━━━━━ Information provided
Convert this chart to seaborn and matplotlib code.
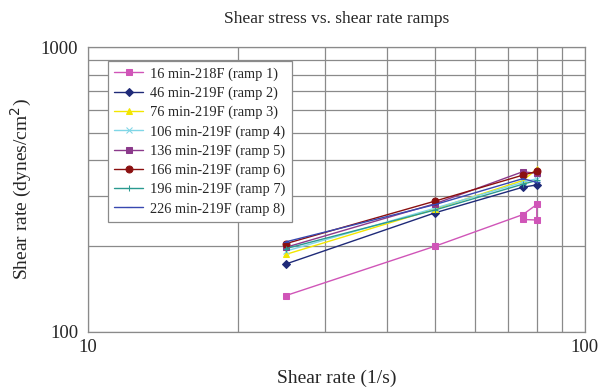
import numpy as np
import pandas as pd
import matplotlib
matplotlib.use("Agg")
import matplotlib.pyplot as plt
from matplotlib.ticker import LogLocator, NullFormatter, FixedLocator, FixedFormatter
import seaborn as sns

sns.set_style("white")
plt.rcParams["font.family"] = ["Liberation Serif", "DejaVu Serif"]

# Shear rate steps (1/s) and measured shear stress (dynes/cm^2) for each ramp
labels = [
    "16 min-218F (ramp 1)",
    "46 min-219F (ramp 2)",
    "76 min-219F (ramp 3)",
    "106 min-219F (ramp 4)",
    "136 min-219F (ramp 5)",
    "166 min-219F (ramp 6)",
    "196 min-219F (ramp 7)",
    "226 min-219F (ramp 8)",
]
rate_ramp1 = [25, 50, 75, 80, 80, 75]
stress_ramp1 = [134, 200, 258, 280, 247, 248]
rate = [25, 50, 75, 80]
stress_ramp2 = [173, 262, 322, 328]
stress_ramp3 = [187, 270, 340, 372]
stress_ramp4 = [192, 272, 335, 345]
stress_ramp5 = [198, 282, 365, 360]
stress_ramp6 = [204, 288, 355, 366]
stress_ramp7 = [196, 268, 330, 340]
stress_ramp8 = [207, 280, 345, 335]

series = [
    (rate_ramp1, stress_ramp1),
    (rate, stress_ramp2),
    (rate, stress_ramp3),
    (rate, stress_ramp4),
    (rate, stress_ramp5),
    (rate, stress_ramp6),
    (rate, stress_ramp7),
    (rate, stress_ramp8),
]
colors = ["#D055B8", "#1F2A78", "#F2E600", "#7FD6E6", "#8B3A8B", "#8B1010", "#2A9A90", "#3848B0"]
markers = ["s", "D", "^", "x", "s", "o", "+", "_"]
msizes = [5, 4, 5, 5, 5, 5, 5, 5]

fig = plt.figure(figsize=(6.03, 3.89), dpi=100)
ax = fig.add_axes([0.146, 0.147, 0.824, 0.732])

for (x, y), lab, c, m, ms in zip(series, labels, colors, markers, msizes):
    df = pd.DataFrame({"rate": x, "stress": y})
    sns.lineplot(data=df, x="rate", y="stress", sort=False, estimator=None,
                 color=c, marker=m, markersize=ms, markeredgecolor=c,
                 linewidth=1.0, label=lab, ax=ax)

ax.set_xscale("log")
ax.set_yscale("log")
ax.set_xlim(10, 100)
ax.set_ylim(100, 1000)

ax.xaxis.set_major_locator(FixedLocator([10, 100]))
ax.xaxis.set_major_formatter(FixedFormatter(["10", "100"]))
ax.yaxis.set_major_locator(FixedLocator([100, 1000]))
ax.yaxis.set_major_formatter(FixedFormatter(["100", "1000"]))
ax.xaxis.set_minor_locator(LogLocator(base=10, subs=np.arange(2, 10)))
ax.yaxis.set_minor_locator(LogLocator(base=10, subs=np.arange(2, 10)))
ax.xaxis.set_minor_formatter(NullFormatter())
ax.yaxis.set_minor_formatter(NullFormatter())

ax.grid(True, which="both", color="#8a8a8a", linewidth=0.9)
ax.set_axisbelow(True)
for s in ax.spines.values():
    s.set_color("#8a8a8a")
    s.set_linewidth(0.9)
ax.tick_params(axis="both", which="major", length=4, color="#8a8a8a",
               labelsize=13.5, direction="out", pad=3)
ax.tick_params(axis="x", which="major", pad=1)
ax.tick_params(axis="both", which="minor", length=0)

ax.set_title("Shear stress vs. shear rate ramps", fontsize=12.5, pad=17)
ax.set_xlabel("Shear rate (1/s)", fontsize=14, labelpad=10)
ax.set_ylabel("Shear rate (dynes/cm$^2$)", fontsize=14, labelpad=5)

leg = ax.legend(loc="upper left", bbox_to_anchor=(0.04, 0.952), borderaxespad=0,
                fontsize=10.4, frameon=True, fancybox=False, framealpha=1,
                edgecolor="#8a8a8a", handlelength=2.0, labelspacing=0.4,
                borderpad=0.45, handletextpad=0.45)
leg.get_frame().set_linewidth(0.9)

fig.savefig("out.png", dpi=100)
━━━━━━━━━━
The request ▸
Reproduce the data above word for word from its first line through the line that holds "import seaborn as sns", both ends included; skip pictures.

Solved problem ▸
Convert this chart to seaborn and matplotlib code.
import numpy as np
import pandas as pd
import matplotlib
matplotlib.use("Agg")
import matplotlib.pyplot as plt
from matplotlib.ticker import LogLocator, NullFormatter, FixedLocator, FixedFormatter
import seaborn as sns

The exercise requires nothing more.